(Plotting code records)
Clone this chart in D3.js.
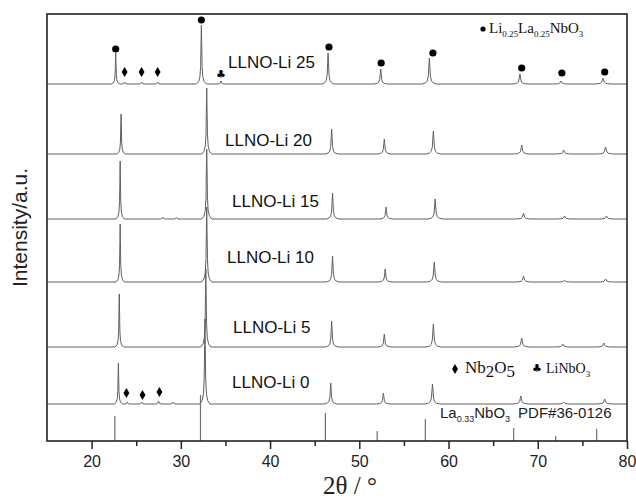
<!DOCTYPE html>
<html><head><meta charset="utf-8">
<script src="https://cdn.jsdelivr.net/npm/d3@7"></script>
<style>body{margin:0;background:#fff}</style>
</head><body><svg id="c" width="636" height="502"></svg>
<script>
// ---------- data (2θ in degrees, intensity in a.u.) ----------
const samples = ["LLNO-Li 25", "LLNO-Li 20", "LLNO-Li 15", "LLNO-Li 10", "LLNO-Li 5", "LLNO-Li 0"];
const baselines = [357, 287, 222, 159, 94, 37];

const li25Pos = [22.7, 23.7, 25.6, 27.4, 32.3, 34.5, 46.5, 52.4, 57.85, 68.0, 72.6, 77.3];
const li25Int = [31, 2, 2, 2, 59, 3, 31, 15, 26, 10, 3, 6];
const li20Pos = [23.3, 32.9, 46.9, 52.8, 58.3, 68.2, 72.9, 77.6];
const li20Int = [40, 66, 25, 15, 23, 9, 4, 7];
const li15Pos = [23.2, 28.0, 29.5, 32.9, 47.0, 53.0, 58.5, 68.4, 73.0, 77.7];
const li15Int = [58, 2, 1.5, 70, 26, 12, 20, 6, 3, 3];
const li10Pos = [23.2, 32.9, 47.0, 52.9, 58.4, 68.4, 73.0, 77.6];
const li10Int = [58, 75, 26, 13, 20, 6, 2, 3];
const li5Pos = [23.1, 32.8, 46.9, 52.8, 58.3, 68.2, 72.8, 77.4];
const li5Int = [53, 78, 26, 13, 23, 9, 3, 4];
const li0Pos = [23.0, 24.0, 25.6, 27.5, 29.1, 32.7, 46.8, 52.7, 58.2, 68.1, 72.9, 77.5];
const li0Int = [41, 2, 2, 3, 2, 85, 21, 11, 20, 8, 2, 5];

const refPos = [22.6, 32.2, 46.2, 52.0, 57.4, 67.3, 72.0, 76.6];
const refInt = [25, 46, 28, 10, 22, 13, 5, 12];

const xTicks = [20, 30, 40, 50, 60, 70, 80];
const xMinorTicks = [25, 35, 45, 55, 65, 75];

// phase markers: [2θ, level]
const dotPos = [22.7, 32.3, 46.6, 52.45, 58.25, 68.2, 72.7, 77.5];
const dotLevel = [392, 421, 394, 378, 388, 373, 368, 369];
const diamondPos = [23.7, 25.6, 27.4, 23.9, 25.7, 27.6];
const diamondLevel = [369, 369, 369, 48, 46, 49];
const clubPos = [34.5];
const clubLevel = [367];

const seriesPos = [li25Pos, li20Pos, li15Pos, li10Pos, li5Pos, li0Pos];
const seriesInt = [li25Int, li20Int, li15Int, li10Int, li5Int, li0Int];

// ---------- layout ----------
const W = 636, H = 502;
const m = {l: 47, r: 9, t: 14, b: 61};
const svg = d3.select("#c");
const x = d3.scaleLinear().domain([15, 80]).range([m.l, W - m.r]);
const y = d3.scaleLinear().domain([0, 427]).range([H - m.b, m.t]);

// peak drawing style (shape of a reflection, widening with angle)
const profDx = [-0.55, -0.3, -0.16, -0.08, -0.035, 0, 0.035, 0.08, 0.16, 0.3, 0.55];
const profFr = [0, 0.04, 0.12, 0.3, 0.7, 1, 0.7, 0.3, 0.12, 0.04, 0];
const widthAt = p => 0.8 + 0.018 * (p - 20);

function contrib(d, w) {
  const dx = d / w;
  if (dx <= profDx[0] || dx >= profDx[profDx.length - 1]) return 0;
  let k = 0;
  while (profDx[k + 1] < dx) k++;
  const t = (dx - profDx[k]) / (profDx[k + 1] - profDx[k]);
  return profFr[k] + t * (profFr[k + 1] - profFr[k]);
}

function buildPoints(pos, inten, base) {
  const xs = [15, 80];
  pos.forEach(p => profDx.forEach(d => xs.push(p + d * widthAt(p))));
  xs.sort((a, b) => a - b);
  return xs.map(xv => {
    let v = 0;
    pos.forEach((p, i) => { v += inten[i] * contrib(xv - p, widthAt(p)); });
    return [xv, base + v];
  });
}

const line = d3.line().x(d => x(d[0])).y(d => y(d[1]));

const g = svg.append("g");
seriesPos.forEach((pos, si) => {
  g.append("path")
    .attr("d", line(buildPoints(pos, seriesInt[si], baselines[si])))
    .attr("fill", "none").attr("stroke", "#606060").attr("stroke-width", 1);
});

// reference sticks
g.selectAll("line.ref").data(refPos).enter().append("line")
  .attr("x1", d => x(d)).attr("x2", d => x(d))
  .attr("y1", y(0)).attr("y2", (d, i) => y(refInt[i]))
  .attr("stroke", "#707070").attr("stroke-width", 1.2);

// frame
svg.append("rect").attr("x", m.l).attr("y", m.t)
  .attr("width", W - m.r - m.l).attr("height", H - m.b - m.t)
  .attr("fill", "none").attr("stroke", "#222").attr("stroke-width", 1.6);

// x axis
const ax = svg.append("g").attr("transform", `translate(0,${H - m.b})`)
  .call(d3.axisBottom(x).tickValues(xTicks).tickSize(8).tickSizeOuter(0).tickFormat(d3.format("d")));
ax.select(".domain").remove();
ax.selectAll(".tick line").attr("stroke", "#222").attr("stroke-width", 1.5);
ax.selectAll(".tick text").attr("font-family", "Arial, 'Liberation Sans', sans-serif")
  .attr("font-size", 16).attr("fill", "#222").attr("dy", "0.95em");
const axm = svg.append("g").attr("transform", `translate(0,${H - m.b})`)
  .call(d3.axisBottom(x).tickValues(xMinorTicks).tickSize(5).tickFormat(""));
axm.select(".domain").remove();
axm.selectAll(".tick line").attr("stroke", "#222").attr("stroke-width", 1.5);

// axis titles
const serif = "'Liberation Serif', 'DejaVu Serif', serif";
svg.append("text").attr("x", 323).attr("y", 494)
  .attr("font-family", serif).attr("font-size", 25).attr("fill", "#222")
  .text("2θ / °");
svg.append("text").attr("transform", `translate(27,${(m.t + H - m.b) / 2}) rotate(-90)`)
  .attr("text-anchor", "middle")
  .attr("font-family", "Arial, 'Liberation Sans', sans-serif").attr("font-size", 21).attr("fill", "#222")
  .text("Intensity/a.u.");

// sample labels
const labelX = [228, 225, 232, 227, 233, 232];
const labelY = [68, 146, 207, 263, 333, 388];
samples.forEach((s, i) => {
  svg.append("text").attr("x", labelX[i]).attr("y", labelY[i])
    .attr("font-family", "Arial, 'Liberation Sans', sans-serif").attr("font-size", 17).attr("fill", "#111")
    .text(s);
});

// markers
svg.selectAll("circle.dot").data(dotPos).enter().append("circle")
  .attr("cx", d => x(d)).attr("cy", (d, i) => y(dotLevel[i])).attr("r", 3.6).attr("fill", "#000");
const diamond = d3.symbol().type(d3.symbolDiamond).size(30);
svg.selectAll("path.dia").data(diamondPos).enter().append("path")
  .attr("d", diamond).attr("transform", (d, i) => `translate(${x(d)},${y(diamondLevel[i])})`).attr("fill", "#000");
svg.selectAll("text.club").data(clubPos).enter().append("text")
  .attr("x", d => x(d)).attr("y", (d, i) => y(clubLevel[i]) + 4).attr("text-anchor", "middle")
  .attr("font-family", "'DejaVu Sans', sans-serif").attr("font-size", 11).text("♣");

// legends
svg.append("circle").attr("cx", 483).attr("cy", 29).attr("r", 2.6).attr("fill", "#000");
const t1 = svg.append("text").attr("x", 489).attr("y", 33).attr("font-family", serif).attr("font-size", 15).attr("fill", "#111");
t1.append("tspan").text("Li");
t1.append("tspan").attr("font-size", 9).attr("dy", 4).text("0.25");
t1.append("tspan").attr("dy", -4).text("La");
t1.append("tspan").attr("font-size", 9).attr("dy", 4).text("0.25");
t1.append("tspan").attr("dy", -4).text("NbO");
t1.append("tspan").attr("font-size", 9).attr("dy", 4).text("3");

svg.append("path").attr("d", d3.symbol().type(d3.symbolDiamond).size(30))
  .attr("transform", "translate(455,369)").attr("fill", "#000");
const t2 = svg.append("text").attr("x", 465).attr("y", 373).attr("font-family", serif).attr("font-size", 17).attr("fill", "#111");
t2.append("tspan").text("Nb");
t2.append("tspan").attr("dy", 4).text("2");
t2.append("tspan").attr("dy", -4).text("O");
t2.append("tspan").attr("dy", 4).text("5");

svg.append("text").attr("x", 537).attr("y", 372).attr("text-anchor", "middle")
  .attr("font-family", "'DejaVu Sans', sans-serif").attr("font-size", 11).text("♣");
const t3 = svg.append("text").attr("x", 546).attr("y", 373).attr("font-family", serif).attr("font-size", 14).attr("fill", "#111");
t3.append("tspan").text("LiNbO");
t3.append("tspan").attr("font-size", 9).attr("dy", 4).text("3");

const t4 = svg.append("text").attr("x", 440).attr("y", 418).attr("font-family", "Arial, 'Liberation Sans', sans-serif").attr("font-size", 15).attr("fill", "#222");
t4.append("tspan").text("La");
t4.append("tspan").attr("font-size", 9).attr("dy", 4).text("0.33");
t4.append("tspan").attr("dy", -4).text("NbO");
t4.append("tspan").attr("font-size", 9).attr("dy", 4).text("3");
t4.append("tspan").attr("dy", -4).attr("dx", 8).text("PDF#36-0126");
</script></body></html>
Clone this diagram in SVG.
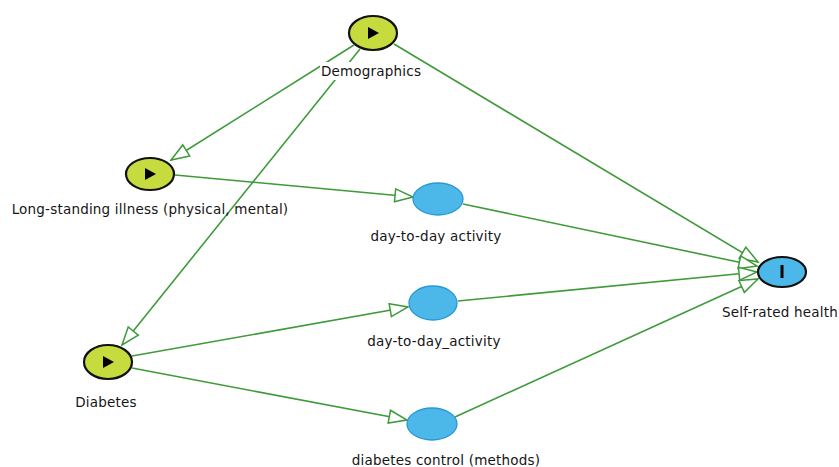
<svg xmlns="http://www.w3.org/2000/svg" width="839" height="467" viewBox="0 0 839 467">
<style>
.edge{stroke:#3f9a3a;stroke-width:1.6;fill:none;marker-end:url(#arr)}
.chance{fill:#c6dc3e;stroke:#111;stroke-width:2.2}
.mid{fill:#4cb8ea;stroke:#2a98d2;stroke-width:1.3}
.util{fill:#4cb8ea;stroke:#111;stroke-width:2.2}
.lbl{font-family:"DejaVu Sans",sans-serif;font-size:13.5px;letter-spacing:0.2px;fill:#151515;text-anchor:middle}
.icon{fill:#000}
</style>
<defs>
<marker id="arr" markerUnits="userSpaceOnUse" markerWidth="22" markerHeight="16" refX="19" refY="7.5" orient="auto" overflow="visible">
<path d="M1,1 L19,7.5 L1,14 Z" fill="#fff" stroke="#3f9a3a" stroke-width="1.5" stroke-linejoin="miter"/>
</marker>
</defs>
<rect width="839" height="467" fill="#fff"/>
<g id="connectors">
<line class="edge" x1="354" y1="45" x2="171" y2="160"/>
<line class="edge" x1="360" y1="49" x2="122" y2="345"/>
<line class="edge" x1="394" y1="44" x2="758" y2="262"/>
<line class="edge" x1="175" y1="175" x2="413" y2="197"/>
<line class="edge" x1="463" y1="204" x2="757" y2="266"/>
<line class="edge" x1="132" y1="356" x2="408" y2="307"/>
<line class="edge" x1="458" y1="301" x2="757" y2="272"/>
<line class="edge" x1="132" y1="368" x2="407" y2="420"/>
<line class="edge" x1="455" y1="417" x2="758" y2="279"/>
</g>
<g id="demographics">
<ellipse class="chance" cx="373" cy="33" rx="24" ry="17"/>
<path class="icon" d="M368,27 L379,33 L368,39 Z"/>
<rect x="320" y="62" width="102" height="18" fill="#fff"/>
<text class="lbl" x="371" y="76">Demographics</text>
</g>
<g id="longstanding">
<ellipse class="chance" cx="150" cy="174" rx="24" ry="16"/>
<path class="icon" d="M145,168 L156,174 L145,180 Z"/>
<text class="lbl" x="150" y="214">Long-standing illness (physical, mental)</text>
</g>
<g id="diabetes">
<ellipse class="chance" cx="108" cy="362" rx="24" ry="17"/>
<path class="icon" d="M103,356 L114,362 L103,368 Z"/>
<text class="lbl" x="106" y="407">Diabetes</text>
</g>
<g id="activity1">
<ellipse class="mid" cx="438" cy="199" rx="25" ry="16"/>
<text class="lbl" x="436" y="241">day-to-day activity</text>
</g>
<g id="activity2">
<ellipse class="mid" cx="433" cy="303" rx="24" ry="17"/>
<text class="lbl" x="434" y="346">day-to-day_activity</text>
</g>
<g id="control">
<ellipse class="mid" cx="432" cy="424" rx="25" ry="16"/>
<text class="lbl" x="446" y="465">diabetes control (methods)</text>
</g>
<g id="selfrated">
<ellipse class="util" cx="782" cy="272" rx="24" ry="15"/>
<rect class="icon" x="780.5" y="265" width="3" height="13"/>
<text class="lbl" x="780" y="317">Self-rated health</text>
</g>
</svg>
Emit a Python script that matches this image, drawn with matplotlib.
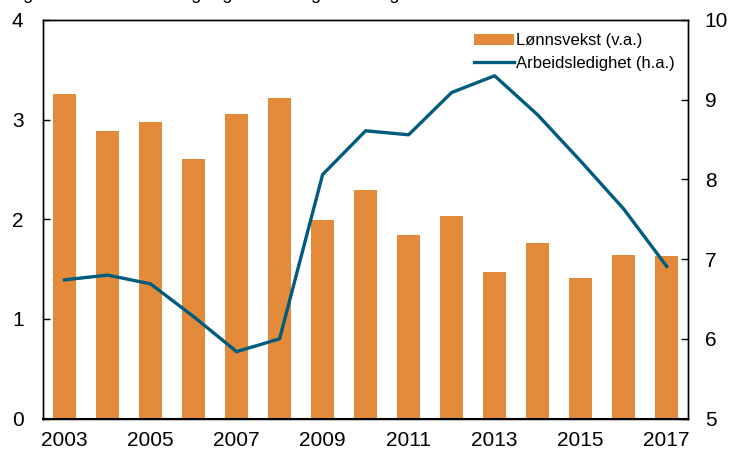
import matplotlib.pyplot as plt

plt.rcParams['font.family'] = ['Liberation Sans', 'DejaVu Sans']

years = list(range(2003, 2018))
wage_growth = [3.26, 2.89, 2.98, 2.60, 3.06, 3.22, 1.99, 2.29, 1.84, 2.03,
               1.47, 1.76, 1.41, 1.64, 1.63]
unemployment = [6.74, 6.80, 6.69, 6.28, 5.84, 6.00, 8.06, 8.61, 8.56, 9.09,
                9.30, 8.81, 8.23, 7.63, 6.91]
xtick_years = [2003, 2005, 2007, 2009, 2011, 2013, 2015, 2017]

bar_color = '#E38B3A'
line_color = '#005C7E'

fig = plt.figure(figsize=(7.29, 4.54), dpi=100)
ax = fig.add_axes([0.059, 0.078, 0.885, 0.878])
ax2 = ax.twinx()

bars = ax.bar(years, wage_growth, width=0.52, color=bar_color,
              label='Lønnsvekst (v.a.)', zorder=2)
line, = ax2.plot(years, unemployment, color=line_color, lw=2.4,
                 label='Arbeidsledighet (h.a.)', zorder=3)

ax.set_xlim(2002.5, 2017.5)
ax.set_ylim(0, 4)
ax2.set_ylim(5, 10)
ax.set_xticks(xtick_years)
ax.set_yticks([0, 1, 2, 3, 4])
ax2.set_yticks([5, 6, 7, 8, 9, 10])

for a in (ax, ax2):
    a.tick_params(direction='in', length=5, width=1, labelsize=15, pad=9)
    for s in a.spines.values():
        s.set_linewidth(1.0)
ax.tick_params(axis='y', pad=14)
ax2.tick_params(axis='y', pad=12)
ax.spines['bottom'].set_linewidth(1.5)

ax.legend([bars, line], ['Lønnsvekst (v.a.)', 'Arbeidsledighet (h.a.)'],
          loc='upper right', frameon=False, fontsize=12,
          handlelength=2.4, handletextpad=0.1, borderaxespad=0.4,
          labelspacing=0.45)

# top title line is cut off in the source image
fig.text(0.011, 1.012, 'Figur 3.5 Lønnsvekst og registrert ledighet i Norge',
         fontsize=13, va='center', ha='left')

fig.savefig('out.png', dpi=100)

Stated task: Copy each line above where the string "with" occurs.

Written reply:
// peak drawing style (shape of a reflection, widening with angle)
Emit a Python script that matches this image, drawn with matplotlib.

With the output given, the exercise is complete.